-- Start of Exercise materials --

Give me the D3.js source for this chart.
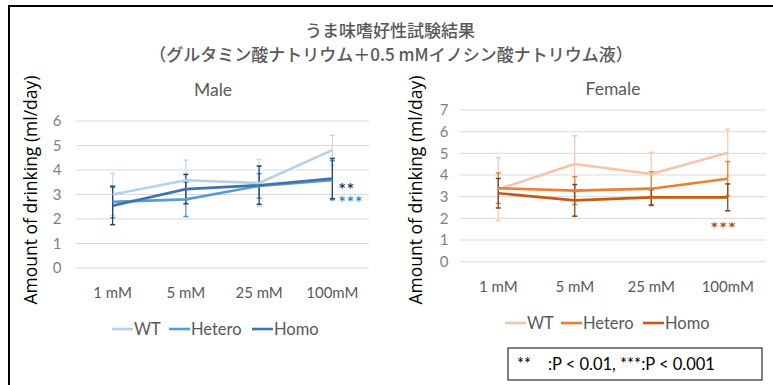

-- End of Exercise materials --
-- Start of Exercise materials --

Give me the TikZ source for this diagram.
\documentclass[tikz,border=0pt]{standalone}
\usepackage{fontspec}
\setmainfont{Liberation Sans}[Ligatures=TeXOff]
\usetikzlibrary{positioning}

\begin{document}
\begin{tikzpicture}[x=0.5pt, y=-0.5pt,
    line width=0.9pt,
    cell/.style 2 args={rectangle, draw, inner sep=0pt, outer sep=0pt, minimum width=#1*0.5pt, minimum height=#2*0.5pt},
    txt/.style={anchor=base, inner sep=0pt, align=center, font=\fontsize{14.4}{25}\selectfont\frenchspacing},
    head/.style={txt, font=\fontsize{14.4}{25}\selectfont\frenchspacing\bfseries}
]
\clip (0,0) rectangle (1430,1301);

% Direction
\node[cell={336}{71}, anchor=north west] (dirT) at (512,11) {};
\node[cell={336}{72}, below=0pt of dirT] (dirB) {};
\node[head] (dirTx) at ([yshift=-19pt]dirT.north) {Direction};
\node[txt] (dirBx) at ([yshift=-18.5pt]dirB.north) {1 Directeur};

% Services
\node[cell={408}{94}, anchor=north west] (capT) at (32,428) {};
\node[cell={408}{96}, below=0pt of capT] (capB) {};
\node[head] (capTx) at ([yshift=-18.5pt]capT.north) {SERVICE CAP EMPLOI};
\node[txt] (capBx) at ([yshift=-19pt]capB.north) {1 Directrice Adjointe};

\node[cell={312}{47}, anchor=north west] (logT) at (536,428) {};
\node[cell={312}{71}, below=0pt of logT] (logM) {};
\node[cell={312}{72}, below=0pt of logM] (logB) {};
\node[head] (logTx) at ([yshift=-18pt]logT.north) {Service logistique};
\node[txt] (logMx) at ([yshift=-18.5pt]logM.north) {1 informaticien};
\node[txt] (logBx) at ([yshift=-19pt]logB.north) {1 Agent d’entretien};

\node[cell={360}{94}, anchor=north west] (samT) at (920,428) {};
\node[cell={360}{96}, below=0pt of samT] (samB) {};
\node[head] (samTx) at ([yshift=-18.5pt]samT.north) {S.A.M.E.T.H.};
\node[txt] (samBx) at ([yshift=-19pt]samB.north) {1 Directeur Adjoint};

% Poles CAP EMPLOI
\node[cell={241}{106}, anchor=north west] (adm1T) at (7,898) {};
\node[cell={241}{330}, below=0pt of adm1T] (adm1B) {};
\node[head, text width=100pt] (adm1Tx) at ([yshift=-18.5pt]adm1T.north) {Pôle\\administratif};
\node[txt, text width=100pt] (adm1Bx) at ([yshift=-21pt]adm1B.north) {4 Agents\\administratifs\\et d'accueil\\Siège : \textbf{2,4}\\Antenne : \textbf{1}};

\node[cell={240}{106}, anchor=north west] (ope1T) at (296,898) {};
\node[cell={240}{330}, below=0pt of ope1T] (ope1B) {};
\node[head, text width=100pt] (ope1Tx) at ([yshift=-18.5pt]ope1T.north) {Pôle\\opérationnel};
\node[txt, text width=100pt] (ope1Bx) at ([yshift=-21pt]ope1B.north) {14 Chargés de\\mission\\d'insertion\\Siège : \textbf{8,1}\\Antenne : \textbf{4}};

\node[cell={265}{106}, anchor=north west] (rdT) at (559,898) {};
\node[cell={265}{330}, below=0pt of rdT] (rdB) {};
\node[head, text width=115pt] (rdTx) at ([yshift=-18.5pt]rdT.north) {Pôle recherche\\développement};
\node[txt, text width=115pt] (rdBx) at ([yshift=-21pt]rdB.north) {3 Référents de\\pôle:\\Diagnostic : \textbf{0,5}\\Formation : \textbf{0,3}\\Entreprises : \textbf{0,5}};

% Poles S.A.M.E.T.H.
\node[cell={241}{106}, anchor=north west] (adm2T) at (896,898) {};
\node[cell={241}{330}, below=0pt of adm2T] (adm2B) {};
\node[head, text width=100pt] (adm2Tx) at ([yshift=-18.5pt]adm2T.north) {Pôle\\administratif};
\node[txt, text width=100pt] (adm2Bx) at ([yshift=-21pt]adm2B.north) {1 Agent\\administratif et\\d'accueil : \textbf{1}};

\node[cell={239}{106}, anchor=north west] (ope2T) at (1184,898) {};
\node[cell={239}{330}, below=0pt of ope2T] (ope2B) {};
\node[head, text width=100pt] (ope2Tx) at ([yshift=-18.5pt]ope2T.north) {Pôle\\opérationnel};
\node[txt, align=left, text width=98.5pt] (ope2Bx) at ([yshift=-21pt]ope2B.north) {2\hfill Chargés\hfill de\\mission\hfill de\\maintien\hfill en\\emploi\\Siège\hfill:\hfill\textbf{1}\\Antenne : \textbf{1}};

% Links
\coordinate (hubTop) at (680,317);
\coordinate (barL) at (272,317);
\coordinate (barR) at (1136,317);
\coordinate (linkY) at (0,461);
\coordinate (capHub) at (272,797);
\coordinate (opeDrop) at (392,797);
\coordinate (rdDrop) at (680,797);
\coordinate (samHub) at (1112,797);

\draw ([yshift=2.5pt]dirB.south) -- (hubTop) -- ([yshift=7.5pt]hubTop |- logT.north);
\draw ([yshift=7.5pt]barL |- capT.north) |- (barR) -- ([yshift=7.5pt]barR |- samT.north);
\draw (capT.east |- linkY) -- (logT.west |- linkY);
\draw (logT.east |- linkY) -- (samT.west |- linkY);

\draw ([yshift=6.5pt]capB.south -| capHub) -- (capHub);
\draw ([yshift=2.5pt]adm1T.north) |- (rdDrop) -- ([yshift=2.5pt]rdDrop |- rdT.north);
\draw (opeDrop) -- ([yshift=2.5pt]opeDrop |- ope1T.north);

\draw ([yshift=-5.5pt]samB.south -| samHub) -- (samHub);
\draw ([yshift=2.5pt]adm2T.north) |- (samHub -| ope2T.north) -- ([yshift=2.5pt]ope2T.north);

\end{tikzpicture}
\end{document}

-- End of Exercise materials --

- _What this task involves_: Above are the records; print exactly the lines from the line with "Give me the TikZ source for this diagram." to the line with "(samBx) at ([yshift=-19pt]samB.north)", including both, and nothing else.

- _Solution to this problem_:
Give me the TikZ source for this diagram.
\documentclass[tikz,border=0pt]{standalone}
\usepackage{fontspec}
\setmainfont{Liberation Sans}[Ligatures=TeXOff]
\usetikzlibrary{positioning}

\begin{document}
\begin{tikzpicture}[x=0.5pt, y=-0.5pt,
    line width=0.9pt,
    cell/.style 2 args={rectangle, draw, inner sep=0pt, outer sep=0pt, minimum width=#1*0.5pt, minimum height=#2*0.5pt},
    txt/.style={anchor=base, inner sep=0pt, align=center, font=\fontsize{14.4}{25}\selectfont\frenchspacing},
    head/.style={txt, font=\fontsize{14.4}{25}\selectfont\frenchspacing\bfseries}
]
\clip (0,0) rectangle (1430,1301);

% Direction
\node[cell={336}{71}, anchor=north west] (dirT) at (512,11) {};
\node[cell={336}{72}, below=0pt of dirT] (dirB) {};
\node[head] (dirTx) at ([yshift=-19pt]dirT.north) {Direction};
\node[txt] (dirBx) at ([yshift=-18.5pt]dirB.north) {1 Directeur};

% Services
\node[cell={408}{94}, anchor=north west] (capT) at (32,428) {};
\node[cell={408}{96}, below=0pt of capT] (capB) {};
\node[head] (capTx) at ([yshift=-18.5pt]capT.north) {SERVICE CAP EMPLOI};
\node[txt] (capBx) at ([yshift=-19pt]capB.north) {1 Directrice Adjointe};

\node[cell={312}{47}, anchor=north west] (logT) at (536,428) {};
\node[cell={312}{71}, below=0pt of logT] (logM) {};
\node[cell={312}{72}, below=0pt of logM] (logB) {};
\node[head] (logTx) at ([yshift=-18pt]logT.north) {Service logistique};
\node[txt] (logMx) at ([yshift=-18.5pt]logM.north) {1 informaticien};
\node[txt] (logBx) at ([yshift=-19pt]logB.north) {1 Agent d’entretien};

\node[cell={360}{94}, anchor=north west] (samT) at (920,428) {};
\node[cell={360}{96}, below=0pt of samT] (samB) {};
\node[head] (samTx) at ([yshift=-18.5pt]samT.north) {S.A.M.E.T.H.};
\node[txt] (samBx) at ([yshift=-19pt]samB.north) {1 Directeur Adjoint};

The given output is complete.